**Exercise:**
Go through the records below from the first line and print each one exactly, stopping after the line that contains "plt.rcParams['mathtext.it'] = 'Liberation". Do not print pictures or anything past that line.

☆ ☆ ☆ ☆ ☆

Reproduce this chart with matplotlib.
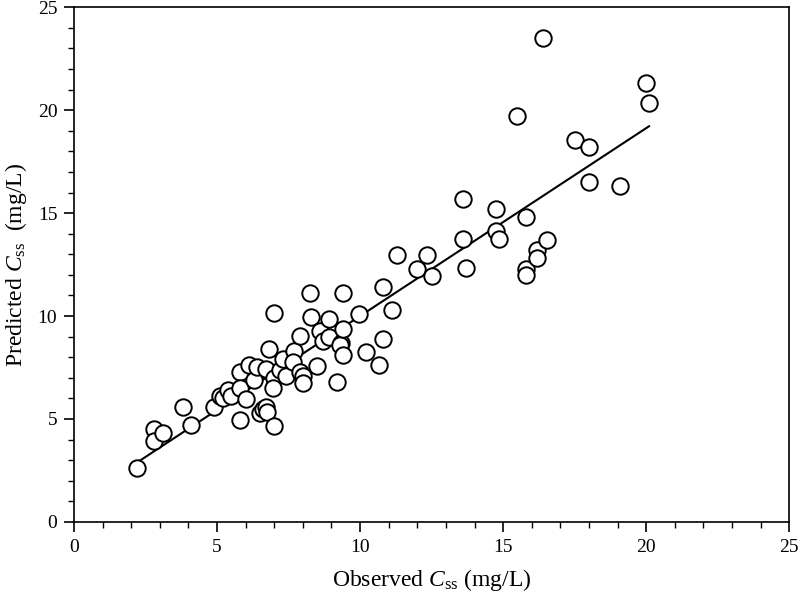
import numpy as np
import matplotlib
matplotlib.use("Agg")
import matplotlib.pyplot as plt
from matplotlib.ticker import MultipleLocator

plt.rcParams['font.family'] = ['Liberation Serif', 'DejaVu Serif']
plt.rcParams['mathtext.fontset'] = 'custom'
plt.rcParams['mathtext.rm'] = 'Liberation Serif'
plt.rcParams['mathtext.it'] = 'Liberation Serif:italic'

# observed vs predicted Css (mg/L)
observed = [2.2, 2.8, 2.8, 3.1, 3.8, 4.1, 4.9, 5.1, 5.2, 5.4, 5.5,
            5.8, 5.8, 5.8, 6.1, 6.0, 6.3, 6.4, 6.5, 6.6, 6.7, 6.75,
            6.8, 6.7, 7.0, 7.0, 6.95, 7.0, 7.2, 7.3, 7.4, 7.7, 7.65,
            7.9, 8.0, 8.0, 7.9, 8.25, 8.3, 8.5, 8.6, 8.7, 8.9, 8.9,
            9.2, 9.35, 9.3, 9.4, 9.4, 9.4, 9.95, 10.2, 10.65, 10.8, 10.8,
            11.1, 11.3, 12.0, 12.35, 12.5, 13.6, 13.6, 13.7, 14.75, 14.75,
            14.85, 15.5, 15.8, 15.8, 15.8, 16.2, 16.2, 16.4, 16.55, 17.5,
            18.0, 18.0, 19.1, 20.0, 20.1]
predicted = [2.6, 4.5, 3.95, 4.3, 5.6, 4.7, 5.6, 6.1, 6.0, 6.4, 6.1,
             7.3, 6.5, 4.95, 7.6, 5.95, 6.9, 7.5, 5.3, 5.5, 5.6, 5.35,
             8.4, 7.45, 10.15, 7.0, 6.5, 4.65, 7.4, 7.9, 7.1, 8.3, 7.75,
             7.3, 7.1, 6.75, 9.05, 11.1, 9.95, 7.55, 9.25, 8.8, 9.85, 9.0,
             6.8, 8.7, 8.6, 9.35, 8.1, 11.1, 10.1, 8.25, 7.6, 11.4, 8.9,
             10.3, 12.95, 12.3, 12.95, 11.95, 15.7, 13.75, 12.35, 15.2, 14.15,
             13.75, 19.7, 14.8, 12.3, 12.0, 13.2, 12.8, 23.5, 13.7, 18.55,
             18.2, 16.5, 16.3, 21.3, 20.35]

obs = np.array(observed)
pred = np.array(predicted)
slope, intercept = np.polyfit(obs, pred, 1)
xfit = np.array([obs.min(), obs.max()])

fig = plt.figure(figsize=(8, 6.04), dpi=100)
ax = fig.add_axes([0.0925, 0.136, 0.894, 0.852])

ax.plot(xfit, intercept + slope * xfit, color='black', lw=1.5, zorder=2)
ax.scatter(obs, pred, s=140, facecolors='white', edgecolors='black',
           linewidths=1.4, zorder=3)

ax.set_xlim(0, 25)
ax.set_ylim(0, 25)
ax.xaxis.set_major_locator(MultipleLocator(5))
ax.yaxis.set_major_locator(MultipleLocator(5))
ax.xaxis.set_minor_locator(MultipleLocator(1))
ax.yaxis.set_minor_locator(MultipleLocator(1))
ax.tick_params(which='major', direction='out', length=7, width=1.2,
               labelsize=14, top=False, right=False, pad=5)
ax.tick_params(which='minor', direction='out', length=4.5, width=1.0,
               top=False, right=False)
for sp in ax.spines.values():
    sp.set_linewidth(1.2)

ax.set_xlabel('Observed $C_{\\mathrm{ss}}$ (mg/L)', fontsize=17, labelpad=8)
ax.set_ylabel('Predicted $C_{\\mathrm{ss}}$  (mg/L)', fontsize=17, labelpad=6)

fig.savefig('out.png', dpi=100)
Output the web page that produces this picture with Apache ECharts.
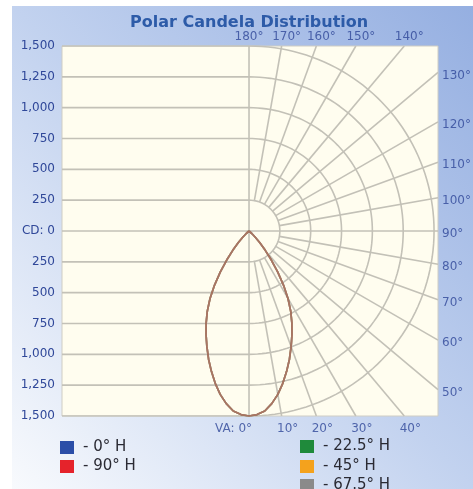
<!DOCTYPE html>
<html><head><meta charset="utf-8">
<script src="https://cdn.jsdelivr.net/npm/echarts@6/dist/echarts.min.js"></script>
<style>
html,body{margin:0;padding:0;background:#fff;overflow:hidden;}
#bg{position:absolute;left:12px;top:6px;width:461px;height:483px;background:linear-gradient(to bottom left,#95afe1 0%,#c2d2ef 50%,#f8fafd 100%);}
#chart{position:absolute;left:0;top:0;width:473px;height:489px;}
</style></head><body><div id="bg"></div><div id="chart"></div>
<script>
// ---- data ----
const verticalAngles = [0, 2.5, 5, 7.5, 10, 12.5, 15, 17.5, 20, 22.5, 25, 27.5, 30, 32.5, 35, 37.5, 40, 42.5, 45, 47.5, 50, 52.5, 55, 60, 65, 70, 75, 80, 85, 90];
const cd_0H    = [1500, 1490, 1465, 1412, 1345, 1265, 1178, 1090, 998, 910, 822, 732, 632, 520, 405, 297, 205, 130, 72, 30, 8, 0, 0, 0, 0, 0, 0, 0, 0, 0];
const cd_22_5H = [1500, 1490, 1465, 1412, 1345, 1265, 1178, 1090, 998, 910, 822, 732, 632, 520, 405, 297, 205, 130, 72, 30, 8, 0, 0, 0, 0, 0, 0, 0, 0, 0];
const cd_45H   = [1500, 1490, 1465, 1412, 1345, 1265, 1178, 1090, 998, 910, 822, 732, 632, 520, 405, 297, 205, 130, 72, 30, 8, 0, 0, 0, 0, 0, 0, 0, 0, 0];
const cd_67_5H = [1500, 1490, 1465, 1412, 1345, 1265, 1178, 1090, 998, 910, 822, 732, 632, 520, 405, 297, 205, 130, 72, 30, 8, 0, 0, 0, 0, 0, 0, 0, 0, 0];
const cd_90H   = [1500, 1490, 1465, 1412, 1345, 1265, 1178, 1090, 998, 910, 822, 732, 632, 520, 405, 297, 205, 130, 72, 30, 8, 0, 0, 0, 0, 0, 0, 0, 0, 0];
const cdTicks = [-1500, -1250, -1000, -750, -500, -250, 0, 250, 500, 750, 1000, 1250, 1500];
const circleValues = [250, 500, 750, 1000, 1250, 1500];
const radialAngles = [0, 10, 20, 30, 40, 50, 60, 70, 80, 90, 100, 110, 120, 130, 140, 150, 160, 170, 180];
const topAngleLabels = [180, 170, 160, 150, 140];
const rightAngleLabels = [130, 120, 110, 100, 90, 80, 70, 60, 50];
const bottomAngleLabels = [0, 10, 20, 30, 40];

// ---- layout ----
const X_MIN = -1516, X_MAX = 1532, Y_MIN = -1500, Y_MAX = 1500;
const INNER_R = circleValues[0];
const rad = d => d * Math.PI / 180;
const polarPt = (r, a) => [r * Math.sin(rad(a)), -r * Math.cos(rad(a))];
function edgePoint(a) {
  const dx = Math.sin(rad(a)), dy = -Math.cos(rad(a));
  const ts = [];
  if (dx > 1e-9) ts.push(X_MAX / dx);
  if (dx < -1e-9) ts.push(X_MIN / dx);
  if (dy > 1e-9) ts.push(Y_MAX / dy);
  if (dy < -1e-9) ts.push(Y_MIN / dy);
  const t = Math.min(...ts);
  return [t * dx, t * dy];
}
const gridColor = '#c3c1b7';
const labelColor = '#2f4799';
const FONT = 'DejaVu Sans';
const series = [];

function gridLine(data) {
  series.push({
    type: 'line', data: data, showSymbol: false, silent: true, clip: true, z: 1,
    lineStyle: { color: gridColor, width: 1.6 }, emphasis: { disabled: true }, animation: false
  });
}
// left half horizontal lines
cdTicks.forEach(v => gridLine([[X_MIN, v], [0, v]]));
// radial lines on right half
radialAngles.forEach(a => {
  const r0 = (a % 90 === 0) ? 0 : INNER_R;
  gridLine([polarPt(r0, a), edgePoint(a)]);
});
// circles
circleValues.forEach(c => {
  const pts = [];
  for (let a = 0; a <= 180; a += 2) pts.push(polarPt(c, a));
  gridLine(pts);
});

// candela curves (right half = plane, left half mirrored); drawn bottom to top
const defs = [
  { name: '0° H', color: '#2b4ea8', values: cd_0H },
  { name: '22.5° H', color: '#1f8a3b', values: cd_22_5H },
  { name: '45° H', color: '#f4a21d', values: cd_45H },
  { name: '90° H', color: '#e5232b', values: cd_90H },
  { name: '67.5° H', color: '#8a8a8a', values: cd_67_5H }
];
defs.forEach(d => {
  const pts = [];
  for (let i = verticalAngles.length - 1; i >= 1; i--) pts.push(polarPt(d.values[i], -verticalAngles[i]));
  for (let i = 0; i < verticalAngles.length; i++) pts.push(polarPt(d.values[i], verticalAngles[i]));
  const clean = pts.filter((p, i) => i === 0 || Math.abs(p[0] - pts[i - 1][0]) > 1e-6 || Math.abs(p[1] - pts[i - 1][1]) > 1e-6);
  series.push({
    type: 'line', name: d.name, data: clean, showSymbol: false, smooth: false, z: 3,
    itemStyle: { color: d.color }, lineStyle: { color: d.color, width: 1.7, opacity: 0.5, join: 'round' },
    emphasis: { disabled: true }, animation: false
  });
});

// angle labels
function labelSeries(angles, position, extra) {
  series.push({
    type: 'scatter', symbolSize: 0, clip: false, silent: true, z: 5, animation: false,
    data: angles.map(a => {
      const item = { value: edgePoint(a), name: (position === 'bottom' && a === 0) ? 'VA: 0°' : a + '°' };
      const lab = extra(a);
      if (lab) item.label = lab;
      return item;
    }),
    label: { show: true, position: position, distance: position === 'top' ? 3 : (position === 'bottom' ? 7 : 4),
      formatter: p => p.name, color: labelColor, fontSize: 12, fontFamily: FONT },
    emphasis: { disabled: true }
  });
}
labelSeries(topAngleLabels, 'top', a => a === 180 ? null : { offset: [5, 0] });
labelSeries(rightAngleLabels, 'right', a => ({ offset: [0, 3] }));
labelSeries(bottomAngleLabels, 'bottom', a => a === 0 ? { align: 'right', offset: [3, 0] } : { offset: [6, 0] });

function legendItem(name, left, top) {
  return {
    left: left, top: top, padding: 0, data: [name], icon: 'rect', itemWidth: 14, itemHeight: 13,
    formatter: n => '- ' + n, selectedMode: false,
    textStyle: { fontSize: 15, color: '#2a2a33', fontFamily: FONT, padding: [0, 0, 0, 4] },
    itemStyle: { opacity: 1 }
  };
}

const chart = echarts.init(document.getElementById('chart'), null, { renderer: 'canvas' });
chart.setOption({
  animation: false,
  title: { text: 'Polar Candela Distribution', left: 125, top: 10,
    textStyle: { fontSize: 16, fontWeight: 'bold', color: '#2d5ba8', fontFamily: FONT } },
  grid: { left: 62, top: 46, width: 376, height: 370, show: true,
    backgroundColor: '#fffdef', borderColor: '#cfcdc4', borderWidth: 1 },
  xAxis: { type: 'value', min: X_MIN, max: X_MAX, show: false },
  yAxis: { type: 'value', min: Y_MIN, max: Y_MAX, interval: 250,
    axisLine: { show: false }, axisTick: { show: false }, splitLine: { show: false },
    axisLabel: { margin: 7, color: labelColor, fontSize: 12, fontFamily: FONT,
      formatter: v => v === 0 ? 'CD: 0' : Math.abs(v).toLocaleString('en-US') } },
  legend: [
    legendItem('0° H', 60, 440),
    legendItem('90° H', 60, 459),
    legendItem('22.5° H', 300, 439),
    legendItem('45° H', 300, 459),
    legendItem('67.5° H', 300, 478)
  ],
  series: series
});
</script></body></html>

☆ ☆ ☆ ☆ ☆

**Right answer:**
Reproduce this chart with matplotlib.
import numpy as np
import matplotlib
matplotlib.use("Agg")
import matplotlib.pyplot as plt
from matplotlib.ticker import MultipleLocator

plt.rcParams['font.family'] = ['Liberation Serif', 'DejaVu Serif']
plt.rcParams['mathtext.fontset'] = 'custom'
plt.rcParams['mathtext.rm'] = 'Liberation Serif'
plt.rcParams['mathtext.it'] = 'Liberation Serif:italic'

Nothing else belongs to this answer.